Even though some residual trend-cycle is very likely to account for the still upward track in the index in 2014 and 2015, this revised trajectory is wholly unlike what you would expect given the history of the unemployment rate – particularly the idea of “full employment.” This latest revision in IP outright contradicts that very notion. It does, however, easily find accordance with another, alternate view of the labor market:
In just these last three charts you can actually see trend-cycle bias being unwound by reality. The Fed started with a view of recovery consistent with the unemployment rate only to be forced in later years to actually agree instead with the civilian employment-population ratio. In other words, the real state of labor and therefore the whole economy does not lay in the whole unemployment rate only the denominator just as we suspected all along. Economists have tried for years to suggest that the 14-15 million that “dropped” out of the official labor force count just didn’t matter; a ridiculous idea without the slightest logic to it except the prejudices about “stimulus” always working. This idea was so prevalent and religiously bonded that it was incorporated into the subjectivity that these kinds of economic statistics do allow.

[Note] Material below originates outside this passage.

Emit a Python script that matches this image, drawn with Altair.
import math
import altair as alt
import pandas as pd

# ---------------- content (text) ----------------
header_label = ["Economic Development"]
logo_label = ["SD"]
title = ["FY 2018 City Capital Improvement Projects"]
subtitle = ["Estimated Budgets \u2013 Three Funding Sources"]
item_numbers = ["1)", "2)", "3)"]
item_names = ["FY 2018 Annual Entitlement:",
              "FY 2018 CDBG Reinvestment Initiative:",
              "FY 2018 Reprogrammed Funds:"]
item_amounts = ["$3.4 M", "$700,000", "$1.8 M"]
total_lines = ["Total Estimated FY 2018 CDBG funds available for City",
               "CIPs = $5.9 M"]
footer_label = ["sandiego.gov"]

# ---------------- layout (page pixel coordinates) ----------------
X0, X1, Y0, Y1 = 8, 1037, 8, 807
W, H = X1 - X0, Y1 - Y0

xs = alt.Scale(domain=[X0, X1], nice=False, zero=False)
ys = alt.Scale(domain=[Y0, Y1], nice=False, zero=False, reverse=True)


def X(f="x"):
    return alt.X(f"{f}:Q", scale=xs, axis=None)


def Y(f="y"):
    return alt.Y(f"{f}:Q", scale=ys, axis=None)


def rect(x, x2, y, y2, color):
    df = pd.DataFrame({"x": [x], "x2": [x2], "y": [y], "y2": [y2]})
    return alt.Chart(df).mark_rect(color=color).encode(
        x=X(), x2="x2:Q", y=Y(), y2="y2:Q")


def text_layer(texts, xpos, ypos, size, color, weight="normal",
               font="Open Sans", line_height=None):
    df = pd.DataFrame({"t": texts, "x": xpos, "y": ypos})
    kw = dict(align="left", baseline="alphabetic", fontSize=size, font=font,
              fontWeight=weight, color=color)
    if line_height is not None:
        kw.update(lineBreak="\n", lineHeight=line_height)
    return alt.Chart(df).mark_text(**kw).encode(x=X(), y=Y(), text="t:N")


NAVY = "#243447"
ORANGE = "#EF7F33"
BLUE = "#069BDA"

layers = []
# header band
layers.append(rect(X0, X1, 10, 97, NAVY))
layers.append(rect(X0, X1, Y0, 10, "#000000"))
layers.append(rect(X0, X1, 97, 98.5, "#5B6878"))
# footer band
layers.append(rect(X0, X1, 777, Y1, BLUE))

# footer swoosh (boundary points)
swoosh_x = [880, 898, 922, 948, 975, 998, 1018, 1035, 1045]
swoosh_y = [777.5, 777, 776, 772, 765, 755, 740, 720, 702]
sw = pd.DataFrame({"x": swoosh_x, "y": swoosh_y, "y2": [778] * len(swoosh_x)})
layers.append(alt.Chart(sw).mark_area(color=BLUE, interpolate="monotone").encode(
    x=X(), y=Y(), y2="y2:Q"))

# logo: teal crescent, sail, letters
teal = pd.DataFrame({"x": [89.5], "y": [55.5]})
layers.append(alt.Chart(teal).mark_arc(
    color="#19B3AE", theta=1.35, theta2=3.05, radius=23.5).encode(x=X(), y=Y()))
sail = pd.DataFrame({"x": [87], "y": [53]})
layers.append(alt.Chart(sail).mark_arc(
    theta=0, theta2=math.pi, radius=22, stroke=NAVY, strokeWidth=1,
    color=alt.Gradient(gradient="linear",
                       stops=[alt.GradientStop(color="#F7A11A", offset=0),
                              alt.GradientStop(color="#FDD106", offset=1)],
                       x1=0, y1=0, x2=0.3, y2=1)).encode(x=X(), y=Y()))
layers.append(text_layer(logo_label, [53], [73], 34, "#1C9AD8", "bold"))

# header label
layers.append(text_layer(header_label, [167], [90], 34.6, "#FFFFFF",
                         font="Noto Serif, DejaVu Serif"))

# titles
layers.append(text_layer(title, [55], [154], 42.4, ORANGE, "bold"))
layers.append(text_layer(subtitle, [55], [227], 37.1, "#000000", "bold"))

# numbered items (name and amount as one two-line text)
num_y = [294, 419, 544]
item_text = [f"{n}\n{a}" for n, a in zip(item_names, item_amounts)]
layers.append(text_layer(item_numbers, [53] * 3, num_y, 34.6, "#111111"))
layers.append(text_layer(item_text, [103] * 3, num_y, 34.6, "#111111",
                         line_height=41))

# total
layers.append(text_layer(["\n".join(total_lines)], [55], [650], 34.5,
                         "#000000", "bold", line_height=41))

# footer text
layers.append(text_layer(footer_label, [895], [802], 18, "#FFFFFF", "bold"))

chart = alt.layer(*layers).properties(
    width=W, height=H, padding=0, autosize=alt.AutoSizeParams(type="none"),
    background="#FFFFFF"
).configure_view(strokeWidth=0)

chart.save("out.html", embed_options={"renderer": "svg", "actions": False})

Once more we find that the economy of 2014 was myth, a mirage of statistical anomaly of bias. The BLS continues to figure an unbroken recovery, including still the “best jobs market in decades” even though in the few places where it was once at least a possibility no longer suggest the slightest hint of it. The benchmark revisions in IP are perhaps the most damning, especially in light of consumer goods production and the strong relationship with the state of consumers.
The economy has shrunk with US consumers the primary factor in it. The implications of that are enormous and global, and begin to suggest its true causation (monetary). The production of consumer goods, and the revisions that continue to reveal the true state of it, comes as close to proving that as anything might. This is much deeper and more drastic than just the search for the next recession.